Resistors Explained: The Most Important Component You'll Ever Use

Everything beginners need to know about resistors — types, color codes, power ratings, and when to use pull-ups vs pull-downs.

Kayvin K
Kayvin K
Resistors Explained: The Most Important Component You'll Ever Use

#Why Resistors Matter

Every circuit you'll ever build uses resistors. They limit current, divide voltages, pull signals to known states, and protect components from damage. Understanding resistors is the foundation of electronics.

#Types of Resistors

Through-hole — The classic resistor with wire leads. Great for prototyping on breadboards. Sizes range from 1/8W to 2W for most hobby applications.

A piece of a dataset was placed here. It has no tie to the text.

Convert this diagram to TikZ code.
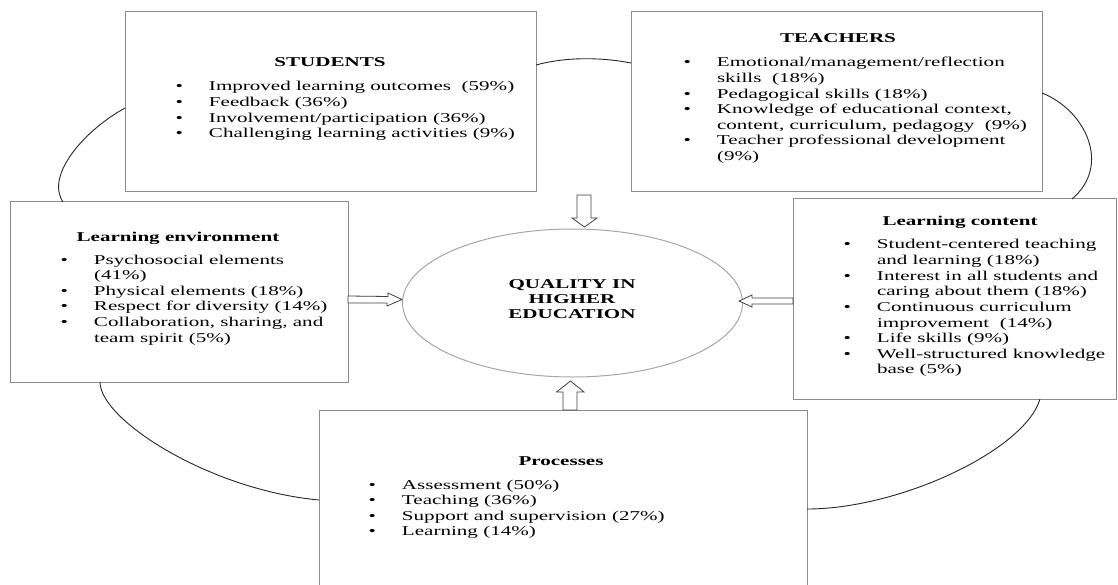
\documentclass[tikz,border=0pt]{standalone}
\usepackage{fontspec}
\setmainfont{Liberation Serif}[FakeStretch=1.56]
\usetikzlibrary{shapes.geometric,calc}
\newcommand\lbul{\makebox[33.5pt][l]{\textbullet}}
\newcommand\lind{\hspace*{33.5pt}}
\begin{document}
\begin{tikzpicture}[x=1pt,y=-1pt,
  box/.style={draw=black!45,line width=1pt,rectangle,inner sep=0pt,outer sep=0pt},
  ttl/.style={font=\fontsize{13.5}{15}\selectfont\bfseries,anchor=base,inner sep=0pt},
  lst/.style={font=\fontsize{13.5}{15.6}\selectfont,anchor=base west,inner sep=0pt},
  arcline/.style={draw=black!85,line width=0.9pt},
  blockarrow/.style={draw=black!75,fill=white,line width=0.8pt,line join=miter}]
\useasboundingbox (0,0) rectangle (1118,585);

% boxes
\node[box,minimum width=411pt,minimum height=180pt] (stu) at (330.5,102) {};
\node[box,minimum width=411pt,minimum height=180pt] (tea) at (836.5,102) {};
\node[box,minimum width=338pt,minimum height=180pt] (le) at (179,292) {};
\node[box,minimum width=323pt,minimum height=200pt] (lc) at (954.5,299) {};
\node[box,minimum width=488pt,minimum height=190pt] (pro) at (563,505) {};
\node[ellipse,draw=black!35,line width=1pt,minimum width=340pt,minimum height=148pt,inner sep=0pt] (ell) at (572.5,303) {};

% titles
\node[ttl] (stut) at (330,66.5) {STUDENTS};
\node[ttl] (teat) at (838,42.5) {TEACHERS};
\node[ttl] (let) at (178,241) {Learning environment};
\node[ttl] (lct) at (960,226) {Learning content};
\node[ttl] (prot) at (561,465) {Processes};
\node[ttl] (ellt) at (572,288) {\begin{tabular}[t]{@{}c@{}}QUALITY IN\\HIGHER\\EDUCATION\end{tabular}};

% lists
\node[lst] (stul) at (175.3,91) {\begin{tabular}[t]{@{}l@{}}
\lbul Improved learning outcomes\ \ (59\%)\\
\lbul Feedback (36\%)\\
\lbul Involvement/participation (36\%)\\
\lbul Challenging learning activities (9\%)
\end{tabular}};
\node[lst] (teal) at (683.3,67) {\begin{tabular}[t]{@{}l@{}}
\lbul Emotional/management/reflection\\
\lind skills\ \ (18\%)\\
\lbul Pedagogical skills (18\%)\\
\lbul Knowledge of educational context,\\
\lind content, curriculum, pedagogy\ \ (9\%)\\
\lbul Teacher professional development\\
\lind (9\%)
\end{tabular}};
\node[lst] (lel) at (60.3,264) {\begin{tabular}[t]{@{}l@{}}
\lbul Psychosocial elements\\
\lind (41\%)\\
\lbul Physical elements (18\%)\\
\lbul Respect for diversity (14\%)\\
\lbul Collaboration, sharing, and\\
\lind team spirit (5\%)
\end{tabular}};
\node[lst] (lcl) at (843.3,249) {\begin{tabular}[t]{@{}l@{}}
\lbul Student-centered teaching\\
\lind and learning (18\%)\\
\lbul Interest in all students and\\
\lind caring about them (18\%)\\
\lbul Continuous curriculum\\
\lind improvement\ \ (14\%)\\
\lbul Life skills (9\%)\\
\lbul Well-structured knowledge\\
\lind base (5\%)
\end{tabular}};
\node[lst] (prol) at (368.3,489) {\begin{tabular}[t]{@{}l@{}}
\lbul Assessment (50\%)\\
\lbul Teaching (36\%)\\
\lbul Support and supervision (27\%)\\
\lbul Learning (14\%)
\end{tabular}};

% cycle arcs
\draw[arcline] (stu.west |- 0,108) .. controls (85,130) and (45,175) .. (le.north -| 63,0);
\draw[arcline] (stu.east |- 0,65) .. controls (565,57) and (600,57) .. (tea.west |- 0,63);
\draw[arcline] (tea.east |- 0,93) .. controls (1085,110) and (1112,165) .. (lc.north -| 1072,0);
\draw[arcline] (lc.south -| 1040,0) .. controls (1025,450) and (900,509) .. (pro.east |- 0,509);
\draw[arcline] (le.south -| 100,0) .. controls (100,420) and (210,490) .. (pro.west |- 0,500);

% block arrows
\coordinate (dtip) at (584.5,227);
\draw[blockarrow] (dtip) -- ++(12.5,-9) -- ++(-6,0) -- ++(0,-23) -- ++(-14,0) -- ++(0,23) -- ++(-5,0) -- cycle;
\coordinate (utip) at (570.5,381);
\draw[blockarrow] (utip) -- ++(13.5,11) -- ++(-7,0) -- ++(0,18) -- ++(-14,0) -- ++(0,-18) -- ++(-6.5,0) -- cycle;
\coordinate (rtip) at (ell.west |- 0,299.5);
\draw[blockarrow] (rtip) -- ++(-14,-6.5) -- ++(0,3.5) -- (le.east |- 0,296) -- (le.east |- 0,303) -- ++(39,0) -- ++(0,3) -- cycle;
\coordinate (ltip) at (739,301);
\draw[blockarrow] (ltip) -- ++(13,-6) -- ++(0,3) -- (lc.west |- 0,298) -- (lc.west |- 0,304) -- ++(-41,0) -- ++(0,3) -- cycle;
\end{tikzpicture}
\end{document}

Surface mount (SMD) — Tiny rectangles soldered directly to PCBs. Common sizes are 0805 and 0603. If you're designing a PCB, you'll use these.

Variable (potentiometers) — Adjustable resistance. Used for volume knobs, brightness controls, and calibration.

#Reading Color Codes

The colored bands on through-hole resistors encode their value. A 4-band resistor reads: first digit, second digit, multiplier, tolerance. For example, brown-black-red-gold = 1, 0, ×100 = 1kΩ ±5%.

#Pull-Up vs Pull-Down

A pull-up resistor connects a signal to VCC, ensuring it reads HIGH when nothing is driving it. A pull-down does the opposite, connecting to GND. I2C buses require pull-ups. Many microcontroller inputs need one or the other to avoid floating.

#Choosing the Right Value

For current limiting (like LEDs): R = (Vsupply - Vforward) / Idesired. For pull-ups on I2C: 4.7kΩ is the standard starting point. For voltage dividers: the ratio matters more than the absolute values, but keep them in the 1kΩ–100kΩ range to avoid excessive current draw.